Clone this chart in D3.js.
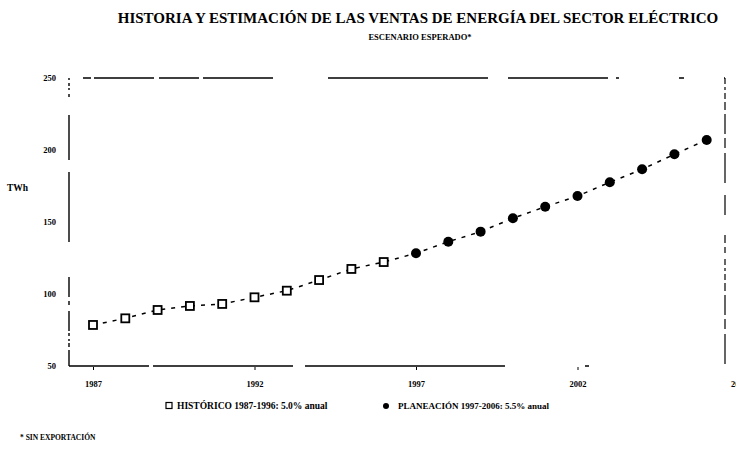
<!DOCTYPE html>
<html>
<head>
<meta charset="utf-8">
<script src="https://cdn.jsdelivr.net/npm/d3@7"></script>
<style>
	body { margin: 0; background: #fff; }
	svg { font-family: "Liberation Serif", "DejaVu Serif", serif; font-weight: bold; }
</style>
</head>
<body>
<div id="chart"></div>
<script>
var histYears = [1987, 1988, 1989, 1990, 1991, 1992, 1993, 1994, 1995, 1996];
var histSales = [78.5, 83.1, 88.9, 91.7, 93.1, 97.7, 102.3, 109.7, 117.4, 122.2];
var planYears = [1997, 1998, 1999, 2000, 2001, 2002, 2003, 2004, 2005, 2006];
var planSales = [128.3, 136.3, 143.3, 152.6, 160.6, 168.0, 177.6, 186.6, 197.0, 207.0];
var xTicks = [1987, 1992, 1997, 2002, 2007];
var yTicks = [50, 100, 150, 200, 250];
var legendLabels = ["HISTÓRICO 1987-1996: 5.0% anual", "PLANEACIÓN 1997-2006: 5.5% anual"];

var width = 736;
var height = 458;
var plotLeft = 69, plotRight = 725, plotTop = 78, plotBottom = 366;

var svg = d3.select("#chart")
	.append("svg")
		.attr("width", width)
		.attr("height", height);

var xScale = d3.scaleLinear()
	.domain([1987, 2007])
	.range([93, 739]);
var yScale = d3.scaleLinear()
	.domain([50, 250])
	.range([plotBottom, plotTop]);

var hist = histYears.map(function(y, i) { return {year: y, value: histSales[i]}; });
var plan = planYears.map(function(y, i) { return {year: y, value: planSales[i]}; });

// titles
svg.append("text")
	.attr("x", 418)
	.attr("y", 23)
	.attr("text-anchor", "middle")
	.attr("font-size", "15px")
	.text("HISTORIA Y ESTIMACIÓN DE LAS VENTAS DE ENERGÍA DEL SECTOR ELÉCTRICO");
svg.append("text")
	.attr("x", 420)
	.attr("y", 40)
	.attr("text-anchor", "middle")
	.attr("font-size", "8.5px")
	.text("ESCENARIO ESPERADO*");

// frame, broken like the scan
function frameLine(x1, y1, x2, y2, dash, w) {
	svg.append("line")
		.attr("x1", x1).attr("y1", y1)
		.attr("x2", x2).attr("y2", y2)
		.attr("stroke", "#000")
		.attr("stroke-width", w)
		.attr("stroke-dasharray", dash);
}
frameLine(plotLeft + 14, plotTop, plotRight, plotTop, "8,3,60,5,40,4,70,55,160,20,100", 1.3);
frameLine(plotLeft, plotTop, plotLeft, plotBottom, "2,3,3,2,2,4,3,18,45,12,70,35,20,4,4,6,20", 1.4);
frameLine(plotRight, plotTop, plotRight, plotBottom, "6,3,3,3,6,3,8,4,20,4,10,5,30,12,20,20,8,4,6,6", 1.2);
frameLine(plotLeft, plotBottom, plotRight, plotBottom, "80,4,140,12,200", 1.6);

// axes
var xAxis = d3.axisBottom(xScale)
	.tickValues(xTicks)
	.tickFormat(d3.format("d"))
	.tickSize(3);
svg.append("g")
	.attr("class", "x-axis")
	.attr("transform", "translate(0," + (plotBottom + 1) + ")")
	.call(xAxis)
	.call(function(g) { g.select(".domain").remove(); })
	.selectAll(".tick text")
		.attr("font-size", "8.5px")
		.attr("font-family", "Liberation Serif")
		.attr("font-weight", "bold")
		.attr("dy", "1.6em");

var yAxis = d3.axisLeft(yScale)
	.tickValues(yTicks)
	.tickSize(0)
	.tickPadding(13);
svg.append("g")
	.attr("class", "y-axis")
	.attr("transform", "translate(" + plotLeft + ",0)")
	.call(yAxis)
	.call(function(g) { g.select(".domain").remove(); })
	.selectAll(".tick text")
		.attr("font-size", "8.5px")
		.attr("font-family", "Liberation Serif")
		.attr("font-weight", "bold");

svg.append("text")
	.attr("x", 7)
	.attr("y", 191)
	.attr("font-size", "9.5px")
	.text("TWh");

// dashed line through all points
var line = d3.line()
	.x(function(d) { return xScale(d.year); })
	.y(function(d) { return yScale(d.value); });
svg.append("path")
	.datum(hist.concat(plan))
	.attr("d", line)
	.attr("fill", "none")
	.attr("stroke", "#000")
	.attr("stroke-width", 1.5)
	.attr("stroke-dasharray", "4,6");

svg.selectAll("rect.hist")
	.data(hist)
	.enter()
	.append("rect")
		.attr("class", "hist")
		.attr("x", function(d) { return xScale(d.year) - 4; })
		.attr("y", function(d) { return yScale(d.value) - 4; })
		.attr("width", 8)
		.attr("height", 8)
		.attr("fill", "#fff")
		.attr("stroke", "#000")
		.attr("stroke-width", 1.8);

svg.selectAll("circle.plan")
	.data(plan)
	.enter()
	.append("circle")
		.attr("class", "plan")
		.attr("cx", function(d) { return xScale(d.year); })
		.attr("cy", function(d) { return yScale(d.value); })
		.attr("r", 5)
		.attr("fill", "#000");

// legend
var legend = svg.append("g").attr("transform", "translate(0,406)");
legend.append("rect")
	.attr("x", 166).attr("y", -3.5)
	.attr("width", 6).attr("height", 6)
	.attr("fill", "#fff").attr("stroke", "#000").attr("stroke-width", 1.2);
legend.append("text")
	.attr("x", 177).attr("y", 3)
	.attr("font-size", "9.5px")
	.text(legendLabels[0]);
legend.append("circle")
	.attr("cx", 386).attr("cy", 0)
	.attr("r", 3)
	.attr("fill", "#000");
legend.append("text")
	.attr("x", 398).attr("y", 3)
	.attr("font-size", "9px")
	.text(legendLabels[1]);

svg.append("text")
	.attr("x", 20)
	.attr("y", 440)
	.attr("font-size", "7.5px")
	.text("* SIN EXPORTACIÓN");
</script>
</body>
</html>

> [What the exercise asks]: Copy out all the data exactly; skip the pictures.

> [Response]:
Clone this chart in D3.js.
<!DOCTYPE html>
<html>
<head>
<meta charset="utf-8">
<script src="https://cdn.jsdelivr.net/npm/d3@7"></script>
<style>
	body { margin: 0; background: #fff; }
	svg { font-family: "Liberation Serif", "DejaVu Serif", serif; font-weight: bold; }
</style>
</head>
<body>
<div id="chart"></div>
<script>
var histYears = [1987, 1988, 1989, 1990, 1991, 1992, 1993, 1994, 1995, 1996];
var histSales = [78.5, 83.1, 88.9, 91.7, 93.1, 97.7, 102.3, 109.7, 117.4, 122.2];
var planYears = [1997, 1998, 1999, 2000, 2001, 2002, 2003, 2004, 2005, 2006];
var planSales = [128.3, 136.3, 143.3, 152.6, 160.6, 168.0, 177.6, 186.6, 197.0, 207.0];
var xTicks = [1987, 1992, 1997, 2002, 2007];
var yTicks = [50, 100, 150, 200, 250];
var legendLabels = ["HISTÓRICO 1987-1996: 5.0% anual", "PLANEACIÓN 1997-2006: 5.5% anual"];

var width = 736;
var height = 458;
var plotLeft = 69, plotRight = 725, plotTop = 78, plotBottom = 366;

var svg = d3.select("#chart")
	.append("svg")
		.attr("width", width)
		.attr("height", height);

var xScale = d3.scaleLinear()
	.domain([1987, 2007])
	.range([93, 739]);
var yScale = d3.scaleLinear()
	.domain([50, 250])
	.range([plotBottom, plotTop]);

var hist = histYears.map(function(y, i) { return {year: y, value: histSales[i]}; });
var plan = planYears.map(function(y, i) { return {year: y, value: planSales[i]}; });

// titles
svg.append("text")
	.attr("x", 418)
	.attr("y", 23)
	.attr("text-anchor", "middle")
	.attr("font-size", "15px")
	.text("HISTORIA Y ESTIMACIÓN DE LAS VENTAS DE ENERGÍA DEL SECTOR ELÉCTRICO");
svg.append("text")
	.attr("x", 420)
	.attr("y", 40)
	.attr("text-anchor", "middle")
	.attr("font-size", "8.5px")
	.text("ESCENARIO ESPERADO*");

// frame, broken like the scan
function frameLine(x1, y1, x2, y2, dash, w) {
	svg.append("line")
		.attr("x1", x1).attr("y1", y1)
		.attr("x2", x2).attr("y2", y2)
		.attr("stroke", "#000")
		.attr("stroke-width", w)
		.attr("stroke-dasharray", dash);
}
frameLine(plotLeft + 14, plotTop, plotRight, plotTop, "8,3,60,5,40,4,70,55,160,20,100", 1.3);
frameLine(plotLeft, plotTop, plotLeft, plotBottom, "2,3,3,2,2,4,3,18,45,12,70,35,20,4,4,6,20", 1.4);
frameLine(plotRight, plotTop, plotRight, plotBottom, "6,3,3,3,6,3,8,4,20,4,10,5,30,12,20,20,8,4,6,6", 1.2);
frameLine(plotLeft, plotBottom, plotRight, plotBottom, "80,4,140,12,200", 1.6);

// axes
var xAxis = d3.axisBottom(xScale)
	.tickValues(xTicks)
	.tickFormat(d3.format("d"))
	.tickSize(3);
svg.append("g")
	.attr("class", "x-axis")
	.attr("transform", "translate(0," + (plotBottom + 1) + ")")
	.call(xAxis)
	.call(function(g) { g.select(".domain").remove(); })
	.selectAll(".tick text")
		.attr("font-size", "8.5px")
		.attr("font-family", "Liberation Serif")
		.attr("font-weight", "bold")
		.attr("dy", "1.6em");

var yAxis = d3.axisLeft(yScale)
	.tickValues(yTicks)
	.tickSize(0)
	.tickPadding(13);
svg.append("g")
	.attr("class", "y-axis")
	.attr("transform", "translate(" + plotLeft + ",0)")
	.call(yAxis)
	.call(function(g) { g.select(".domain").remove(); })
	.selectAll(".tick text")
		.attr("font-size", "8.5px")
		.attr("font-family", "Liberation Serif")
		.attr("font-weight", "bold");

svg.append("text")
	.attr("x", 7)
	.attr("y", 191)
	.attr("font-size", "9.5px")
	.text("TWh");

// dashed line through all points
var line = d3.line()
	.x(function(d) { return xScale(d.year); })
	.y(function(d) { return yScale(d.value); });
svg.append("path")
	.datum(hist.concat(plan))
	.attr("d", line)
	.attr("fill", "none")
	.attr("stroke", "#000")
	.attr("stroke-width", 1.5)
	.attr("stroke-dasharray", "4,6");

svg.selectAll("rect.hist")
	.data(hist)
	.enter()
	.append("rect")
		.attr("class", "hist")
		.attr("x", function(d) { return xScale(d.year) - 4; })
		.attr("y", function(d) { return yScale(d.value) - 4; })
		.attr("width", 8)
		.attr("height", 8)
		.attr("fill", "#fff")
		.attr("stroke", "#000")
		.attr("stroke-width", 1.8);

svg.selectAll("circle.plan")
	.data(plan)
	.enter()
	.append("circle")
		.attr("class", "plan")
		.attr("cx", function(d) { return xScale(d.year); })
		.attr("cy", function(d) { return yScale(d.value); })
		.attr("r", 5)
		.attr("fill", "#000");

// legend
var legend = svg.append("g").attr("transform", "translate(0,406)");
legend.append("rect")
	.attr("x", 166).attr("y", -3.5)
	.attr("width", 6).attr("height", 6)
	.attr("fill", "#fff").attr("stroke", "#000").attr("stroke-width", 1.2);
legend.append("text")
	.attr("x", 177).attr("y", 3)
	.attr("font-size", "9.5px")
	.text(legendLabels[0]);
legend.append("circle")
	.attr("cx", 386).attr("cy", 0)
	.attr("r", 3)
	.attr("fill", "#000");
legend.append("text")
	.attr("x", 398).attr("y", 3)
	.attr("font-size", "9px")
	.text(legendLabels[1]);

svg.append("text")
	.attr("x", 20)
	.attr("y", 440)
	.attr("font-size", "7.5px")
	.text("* SIN EXPORTACIÓN");
</script>
</body>
</html>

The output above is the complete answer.